Depuis le «paysage niçois», villeri n’a cessé d’être un fidèle de nos salons. Il a présenté des visions de la Riviera, aux blanches villas, de blondes pinèdes, de lumineuses oliveraies. Il nous a fait voir les petits villages, aux pierre brunes, aux tuiles fanées, comme crispés dans une lente agonie. Il nous a montré la rudesse sauvage du Haut-comté. Imprégné de notre midi, il nous a épargné les tons criards. Rompant avec cette tradition qui faussement drape nos sites de couleurs crues sous un soleil aveuglant, il montre notre paysage réel, des cieux tendres, l’enveloppement de lumière, la buée blanche et cette sorte de fumée bleue qui fait planer le mystère sur les silhouettes des coteaux.
D’un trait heureux, villeri sait rendre la vie. Vous pénétrez avec lui dans l’âme des personnages aussi bien que vous saississez l’âme des lieux. C’est vraiment un marché qu’il vous présente. Ces passants font un choix. Ces plantureuses «pescaïris» niçoises, auprès de l’antique maison rose que le soleil illumine, font le geste d’offrir ou calculent devant l’étal grouillant de marée fraîche.

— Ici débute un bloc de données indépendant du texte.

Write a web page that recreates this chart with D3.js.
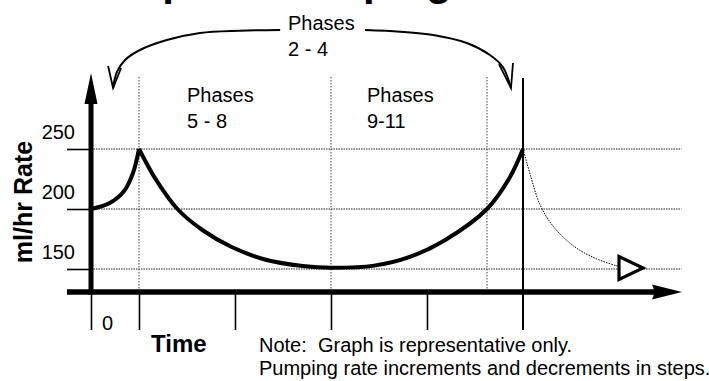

Les aquarelles largement traitées de villeri le rattachent à la phalange des indépendants illustrée par valtrat, Picart le Doux, Edouard Fer, Vlaminck, de Waroquier. L’artiste n’est pas un de ces esclaves du détail qui regardent le monde par le petit bout de la lorgnette. Avec un art parfait, les parties saillantes sont mises en évidence. Les masses sont équilibrées.
Avec la logique d’un méditerranéen, un esprit sain et profond, villeri ajoute sa personnalité à la nature : il crée de la beauté.